2005年07月12日

●ロシアマフィアとВор в законе (законник, вор)(第6回)

1967年~69年にТрегубов, Соколов, Амбарцумянというторговая мафия (= цеховикиのトップ) がブレジネフの娘という強力な後ろ盾を武器に闇市ビジネスに進出する。彼らはヤクザではないがヤクザの庇護をも得ていた。ヤクザのシノギと言えばこれまでは麻薬、売春、密輸だけだったが、これに闇市ビジネスのみかじめ料が加わることになる。この時期のヤクザはворの伝統を守るбосяки (Слава Японичикが代表で民族を問わない)、闇のビジネスに進出した2派(正業につかないという掟と抵触することになる)、лаврушники (= пиковые カフカス系民族でГиви Резаныйなど)、славяне (Дедушка российского рэкетаと言われたТолик Черкас やАнтибиотикなどのロシア人など)の3派で争い、босякиとの間で摩擦が増え(例えばВася ОчкоとЦирульの抗争)、掟自体も修正を余儀なくされてきた。босяки派は1986年にВася Бриллиантの獄内での変死などにより勢力を削がれると共に、自らもビジネスの方に宗旨替えをするようになっていった。Ворと闇の企業家、官僚の癒着が大きな問題となり、アンドローポフのКГБが大掛かりな摘発を1980年代初めに行ったが、一時的に終息したものの、1980年代末には大きな暴力団が力をもつようになった。第5期はБеспредел (仁義なき戦い)で、主役は пиковые (主にчеченцы)とславянеの間での政治的な駆け引きも含めて利権争いが1988年後半から1989年に起こり、モスクワ、レニングラードなど大都市を中心に犯罪社会の再編成が起こった。
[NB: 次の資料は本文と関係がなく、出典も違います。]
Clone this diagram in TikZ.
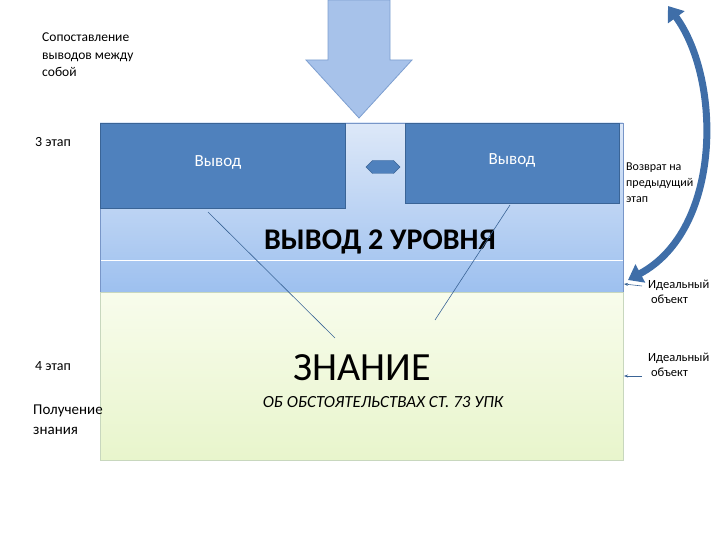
\documentclass[tikz,border=0pt]{standalone}
\usepackage{fontspec}
\setmainfont{Carlito}
\usetikzlibrary{shapes.arrows,arrows.meta}
\definecolor{boxblue}{HTML}{4F81BD}
\definecolor{boxedge}{HTML}{3A6496}
\definecolor{arrowblue}{HTML}{A7C2EA}
\definecolor{arrowedge}{HTML}{7D9FD0}
\definecolor{curveblue}{HTML}{3F6EA8}
\definecolor{bluebot}{HTML}{9DC0EF}
\definecolor{bluetop}{HTML}{DDE8F8}
\definecolor{blueedge}{HTML}{7896C8}
\definecolor{greentop}{HTML}{F8FCEC}
\definecolor{greenbot}{HTML}{E8F5CC}
\definecolor{greenedge}{HTML}{C8D7BE}
\tikzset{x=1pt,y=-1pt,
 vbox/.style={draw=boxedge,fill=boxblue,line width=0.8pt},
 small/.style={font=\fontsize{12}{15}\selectfont,align=left,anchor=north west,inner sep=0pt},
 lbl/.style={font=\fontsize{14}{16}\selectfont,align=left,anchor=north west,inner sep=0pt},
 thin/.style={draw=boxedge,line width=0.6pt}}
\begin{document}
\begin{tikzpicture}
\useasboundingbox (0,0) rectangle (720,540);
% blue region
\shade[top color=bluetop,bottom color=bluebot] (100,123) rectangle (623,292);
\draw[white,line width=0.8pt] (100,260) -- (623,260);
\draw[blueedge,line width=0.6pt] (100,123) rectangle (623,292);
% green region
\shade[top color=greentop,bottom color=greenbot] (100,292) rectangle (623,460);
\draw[greenedge,line width=0.5pt] (100,292) rectangle (623,460);
% boxes
\node[vbox,minimum width=245pt,minimum height=85pt,anchor=north west] (b1) at (100,123) {};
\node[vbox,minimum width=214pt,minimum height=80pt,anchor=north west] (b2) at (405,123) {};
\node[text=white,font=\fontsize{17}{19}\selectfont] at (218,162) {Вывод};
\node[text=white,font=\fontsize{17}{19}\selectfont] at (512,160) {Вывод};
% down arrow
\draw[draw=arrowedge,fill=arrowblue,line width=0.8pt]
 (328,0) -- (390,0) -- (390,60) -- (412,60) -- (359,118) -- (306,60) -- (328,60) -- cycle;
% double arrow
\node[double arrow,fill=boxblue,draw=boxedge,minimum width=13pt,double arrow head extend=0pt,minimum height=34pt,inner sep=2pt] (da) at (383,167) {};
% titles
\node[font=\bfseries\fontsize{30}{34}\selectfont] (t2) at (380,242) {ВЫВОД 2 УРОВНЯ};
\node[font=\fontsize{40}{44}\selectfont] (zn) at (362,368) {ЗНАНИЕ};
\node[font=\itshape\fontsize{17}{20}\selectfont] at (383,402) {ОБ ОБСТОЯТЕЛЬСТВАХ СТ. 73 УПК};
% lines
\coordinate (e1) at (335,338);
\coordinate (e2) at (435,320);
\draw[thin] (208,212) -- (e1);
\draw[thin] (510,205) -- (e2);
% left labels
\node[small,font=\fontsize{13.5}{17.5}\selectfont] at (42,33) {Сопоставление\\выводов между\\собой};
\node[lbl] at (35,137) {3 этап};
\node[lbl] at (35,361) {4 этап};
\node[lbl,font=\fontsize{15}{20}\selectfont] at (33,405) {Получение\\знания};
% right labels
\node[small,font=\fontsize{12}{16}\selectfont] at (626,163) {Возврат на\\предыдущий\\этап};
\node[small,font=\fontsize{12.5}{15}\selectfont] (io1) at (648,280) {Идеальный\\\ объект};
\node[small,font=\fontsize{12.5}{15}\selectfont] (io2) at (648,353) {Идеальный\\\ объект};
\coordinate (p1) at (624,284);
\coordinate (p2) at (624,376);
\draw[thin,-{Stealth[length=4pt]}] (642,286) -- (p1);
\draw[thin,-{Stealth[length=4pt]}] (642,376) -- (p2);
% curved arrow
\coordinate (ct) at (668,6);
\coordinate (cb) at (628,280);
\draw[curveblue,line width=7pt,{Triangle[length=14pt,width=20pt]}-{Triangle[length=14pt,width=20pt]}] (ct) .. controls (722,80) and (722,230) .. (cb);
\end{tikzpicture}
\end{document}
この契機となったのは1985年のЗакон о кооперацииの制定である。これによりそれまでは闇のビジネスだったのが、おおっぴらに協同組合として合法的なビジネスとなった。それに党官僚やворが関与し、ビジネスマンの誘拐、暗殺を招くことになった。この大量殺戮は1998年ごろまで続き、現在は一段落ついたのか比較的平穏である。Общакや掟に縛られるのが嫌でворにならないавторитетыも増えている。